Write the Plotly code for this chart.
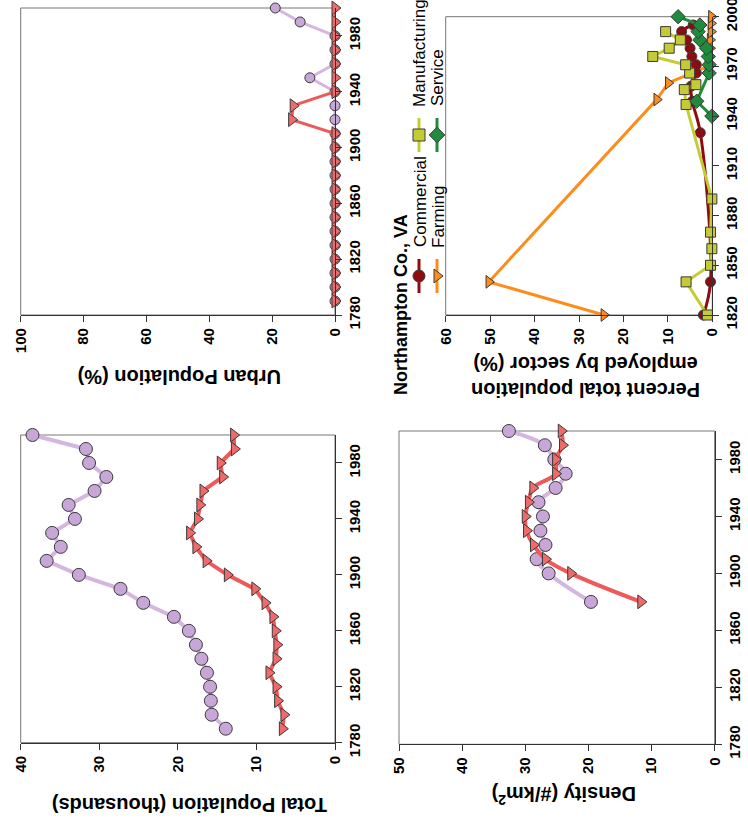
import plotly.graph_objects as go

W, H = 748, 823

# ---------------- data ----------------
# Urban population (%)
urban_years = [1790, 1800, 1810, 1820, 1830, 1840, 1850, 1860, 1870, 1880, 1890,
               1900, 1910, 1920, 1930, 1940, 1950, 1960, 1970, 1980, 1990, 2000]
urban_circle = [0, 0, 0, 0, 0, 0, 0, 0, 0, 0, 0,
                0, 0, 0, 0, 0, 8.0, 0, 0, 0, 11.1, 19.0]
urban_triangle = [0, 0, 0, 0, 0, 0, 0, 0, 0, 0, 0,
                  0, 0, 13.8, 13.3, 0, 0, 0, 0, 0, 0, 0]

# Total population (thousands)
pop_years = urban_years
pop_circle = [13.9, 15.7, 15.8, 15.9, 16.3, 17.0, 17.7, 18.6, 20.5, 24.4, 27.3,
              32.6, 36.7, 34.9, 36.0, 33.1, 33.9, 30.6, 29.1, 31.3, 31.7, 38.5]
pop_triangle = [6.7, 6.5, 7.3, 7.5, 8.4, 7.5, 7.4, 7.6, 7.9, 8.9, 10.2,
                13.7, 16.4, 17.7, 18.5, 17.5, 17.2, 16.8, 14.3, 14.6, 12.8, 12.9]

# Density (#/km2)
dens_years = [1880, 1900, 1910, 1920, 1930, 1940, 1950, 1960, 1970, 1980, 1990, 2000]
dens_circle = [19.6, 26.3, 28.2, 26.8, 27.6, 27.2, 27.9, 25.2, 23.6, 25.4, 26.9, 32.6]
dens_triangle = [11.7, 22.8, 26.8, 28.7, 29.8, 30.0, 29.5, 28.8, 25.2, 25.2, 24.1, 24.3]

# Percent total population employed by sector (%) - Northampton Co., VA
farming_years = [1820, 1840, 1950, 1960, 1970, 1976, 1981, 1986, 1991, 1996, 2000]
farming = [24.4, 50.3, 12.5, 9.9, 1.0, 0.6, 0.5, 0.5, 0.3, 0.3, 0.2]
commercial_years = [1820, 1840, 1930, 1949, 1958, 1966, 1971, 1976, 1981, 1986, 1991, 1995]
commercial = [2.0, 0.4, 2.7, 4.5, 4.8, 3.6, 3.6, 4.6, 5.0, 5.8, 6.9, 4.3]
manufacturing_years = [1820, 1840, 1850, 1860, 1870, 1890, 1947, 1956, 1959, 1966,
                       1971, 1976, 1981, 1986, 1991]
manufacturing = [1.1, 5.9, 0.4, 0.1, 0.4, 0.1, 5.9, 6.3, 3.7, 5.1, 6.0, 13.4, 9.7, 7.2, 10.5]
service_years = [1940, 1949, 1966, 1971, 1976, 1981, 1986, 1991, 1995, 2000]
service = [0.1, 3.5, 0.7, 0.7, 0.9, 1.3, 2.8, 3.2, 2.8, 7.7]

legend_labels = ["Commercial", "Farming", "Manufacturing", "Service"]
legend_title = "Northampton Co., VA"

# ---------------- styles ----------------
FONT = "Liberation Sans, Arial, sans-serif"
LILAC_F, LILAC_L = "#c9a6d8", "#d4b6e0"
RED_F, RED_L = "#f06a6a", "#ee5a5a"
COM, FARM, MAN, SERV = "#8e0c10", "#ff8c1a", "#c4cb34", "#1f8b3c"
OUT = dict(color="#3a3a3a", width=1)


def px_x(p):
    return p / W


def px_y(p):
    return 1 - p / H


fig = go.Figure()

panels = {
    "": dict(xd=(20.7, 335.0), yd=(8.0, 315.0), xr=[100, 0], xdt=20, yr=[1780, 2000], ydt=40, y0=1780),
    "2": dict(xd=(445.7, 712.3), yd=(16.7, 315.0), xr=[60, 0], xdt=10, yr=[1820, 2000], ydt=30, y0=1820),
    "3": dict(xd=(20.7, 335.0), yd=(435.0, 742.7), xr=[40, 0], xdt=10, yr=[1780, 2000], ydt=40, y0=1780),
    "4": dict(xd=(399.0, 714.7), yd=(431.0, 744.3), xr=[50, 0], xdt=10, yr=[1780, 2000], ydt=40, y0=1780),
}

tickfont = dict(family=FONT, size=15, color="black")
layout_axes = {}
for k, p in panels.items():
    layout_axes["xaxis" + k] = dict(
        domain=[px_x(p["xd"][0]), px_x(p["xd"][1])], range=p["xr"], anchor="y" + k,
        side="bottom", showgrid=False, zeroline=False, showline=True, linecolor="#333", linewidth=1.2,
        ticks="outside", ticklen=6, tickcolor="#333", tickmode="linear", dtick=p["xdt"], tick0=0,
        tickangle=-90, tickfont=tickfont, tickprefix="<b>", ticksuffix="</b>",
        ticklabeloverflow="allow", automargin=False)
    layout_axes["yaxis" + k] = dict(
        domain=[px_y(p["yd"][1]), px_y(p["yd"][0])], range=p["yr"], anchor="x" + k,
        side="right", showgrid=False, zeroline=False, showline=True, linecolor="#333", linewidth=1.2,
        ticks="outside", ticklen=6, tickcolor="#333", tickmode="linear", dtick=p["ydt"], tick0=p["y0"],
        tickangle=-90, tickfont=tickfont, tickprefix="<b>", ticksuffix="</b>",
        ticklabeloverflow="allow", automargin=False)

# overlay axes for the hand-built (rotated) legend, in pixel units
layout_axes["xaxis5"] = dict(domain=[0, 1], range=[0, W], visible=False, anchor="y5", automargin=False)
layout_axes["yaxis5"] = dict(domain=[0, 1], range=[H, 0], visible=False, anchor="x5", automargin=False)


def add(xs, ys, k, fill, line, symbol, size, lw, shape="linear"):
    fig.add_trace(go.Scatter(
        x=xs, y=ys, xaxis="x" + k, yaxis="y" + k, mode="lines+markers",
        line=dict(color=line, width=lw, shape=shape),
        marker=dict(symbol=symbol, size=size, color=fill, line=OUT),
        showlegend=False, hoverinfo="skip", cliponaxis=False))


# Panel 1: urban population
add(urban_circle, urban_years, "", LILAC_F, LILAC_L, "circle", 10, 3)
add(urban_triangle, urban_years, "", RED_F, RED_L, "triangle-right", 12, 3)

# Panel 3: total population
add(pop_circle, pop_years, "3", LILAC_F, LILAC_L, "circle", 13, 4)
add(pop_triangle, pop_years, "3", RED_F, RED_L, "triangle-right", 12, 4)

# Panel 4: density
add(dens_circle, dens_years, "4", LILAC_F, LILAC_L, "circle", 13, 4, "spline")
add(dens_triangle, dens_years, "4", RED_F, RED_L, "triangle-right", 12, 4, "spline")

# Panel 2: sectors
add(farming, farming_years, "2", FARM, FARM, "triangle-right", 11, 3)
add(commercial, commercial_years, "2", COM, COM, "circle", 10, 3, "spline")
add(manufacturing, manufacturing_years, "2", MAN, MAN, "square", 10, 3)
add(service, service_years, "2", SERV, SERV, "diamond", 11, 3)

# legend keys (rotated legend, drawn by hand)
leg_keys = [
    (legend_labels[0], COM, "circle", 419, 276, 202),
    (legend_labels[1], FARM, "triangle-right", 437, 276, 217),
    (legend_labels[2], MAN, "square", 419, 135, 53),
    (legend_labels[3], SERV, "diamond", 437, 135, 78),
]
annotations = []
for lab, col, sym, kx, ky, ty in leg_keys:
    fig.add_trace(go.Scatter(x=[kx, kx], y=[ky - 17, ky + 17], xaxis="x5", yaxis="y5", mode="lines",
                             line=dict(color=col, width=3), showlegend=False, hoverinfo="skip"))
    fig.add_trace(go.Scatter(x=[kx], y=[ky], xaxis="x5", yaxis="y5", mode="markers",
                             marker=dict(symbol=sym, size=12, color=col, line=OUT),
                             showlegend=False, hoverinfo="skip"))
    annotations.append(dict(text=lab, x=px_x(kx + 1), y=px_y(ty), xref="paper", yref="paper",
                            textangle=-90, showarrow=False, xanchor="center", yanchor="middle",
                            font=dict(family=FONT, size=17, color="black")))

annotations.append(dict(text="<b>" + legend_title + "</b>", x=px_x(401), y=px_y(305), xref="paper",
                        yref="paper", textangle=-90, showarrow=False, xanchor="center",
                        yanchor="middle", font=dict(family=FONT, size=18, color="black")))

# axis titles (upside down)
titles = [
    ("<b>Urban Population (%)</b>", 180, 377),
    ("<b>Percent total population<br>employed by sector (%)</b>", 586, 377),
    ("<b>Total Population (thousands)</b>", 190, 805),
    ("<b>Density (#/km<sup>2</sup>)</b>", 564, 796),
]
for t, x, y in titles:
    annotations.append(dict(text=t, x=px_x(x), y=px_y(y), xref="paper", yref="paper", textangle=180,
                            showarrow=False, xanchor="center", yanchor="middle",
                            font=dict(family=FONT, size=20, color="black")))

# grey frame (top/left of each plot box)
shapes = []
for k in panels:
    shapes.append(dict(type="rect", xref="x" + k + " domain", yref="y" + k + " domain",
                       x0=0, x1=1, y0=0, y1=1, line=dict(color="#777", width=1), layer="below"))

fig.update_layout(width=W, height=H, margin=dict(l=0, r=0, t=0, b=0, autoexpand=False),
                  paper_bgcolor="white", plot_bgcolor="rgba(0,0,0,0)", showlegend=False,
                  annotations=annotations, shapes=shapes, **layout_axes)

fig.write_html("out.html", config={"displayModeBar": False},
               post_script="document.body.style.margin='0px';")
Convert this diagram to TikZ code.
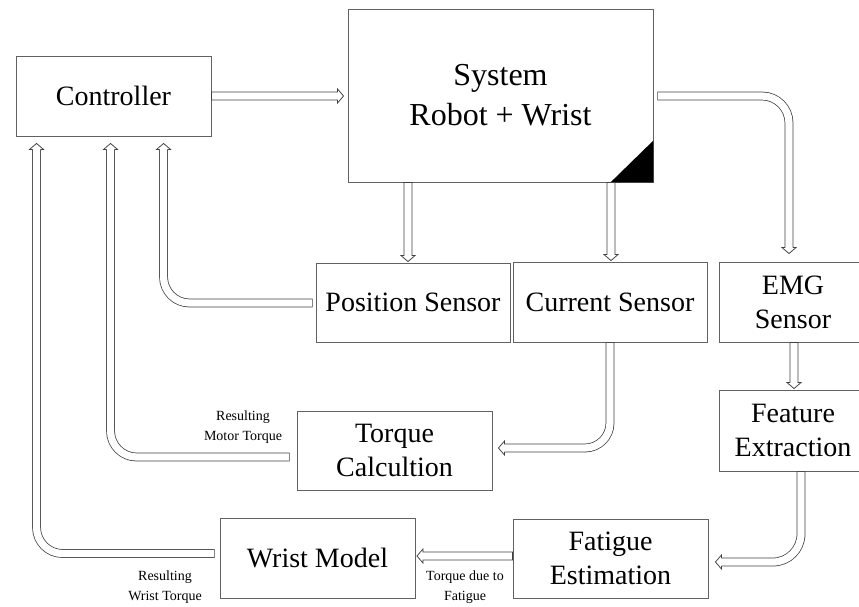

-=-=-

#### Work to do:
Copy nothing past the line containing "14.6, 12.8, 12.9]": reproduce every line from the start of the records up to it, skipping pictures.

#### Task output:
Write the Plotly code for this chart.
import plotly.graph_objects as go

W, H = 748, 823

# ---------------- data ----------------
# Urban population (%)
urban_years = [1790, 1800, 1810, 1820, 1830, 1840, 1850, 1860, 1870, 1880, 1890,
               1900, 1910, 1920, 1930, 1940, 1950, 1960, 1970, 1980, 1990, 2000]
urban_circle = [0, 0, 0, 0, 0, 0, 0, 0, 0, 0, 0,
                0, 0, 0, 0, 0, 8.0, 0, 0, 0, 11.1, 19.0]
urban_triangle = [0, 0, 0, 0, 0, 0, 0, 0, 0, 0, 0,
                  0, 0, 13.8, 13.3, 0, 0, 0, 0, 0, 0, 0]

# Total population (thousands)
pop_years = urban_years
pop_circle = [13.9, 15.7, 15.8, 15.9, 16.3, 17.0, 17.7, 18.6, 20.5, 24.4, 27.3,
              32.6, 36.7, 34.9, 36.0, 33.1, 33.9, 30.6, 29.1, 31.3, 31.7, 38.5]
pop_triangle = [6.7, 6.5, 7.3, 7.5, 8.4, 7.5, 7.4, 7.6, 7.9, 8.9, 10.2,
                13.7, 16.4, 17.7, 18.5, 17.5, 17.2, 16.8, 14.3, 14.6, 12.8, 12.9]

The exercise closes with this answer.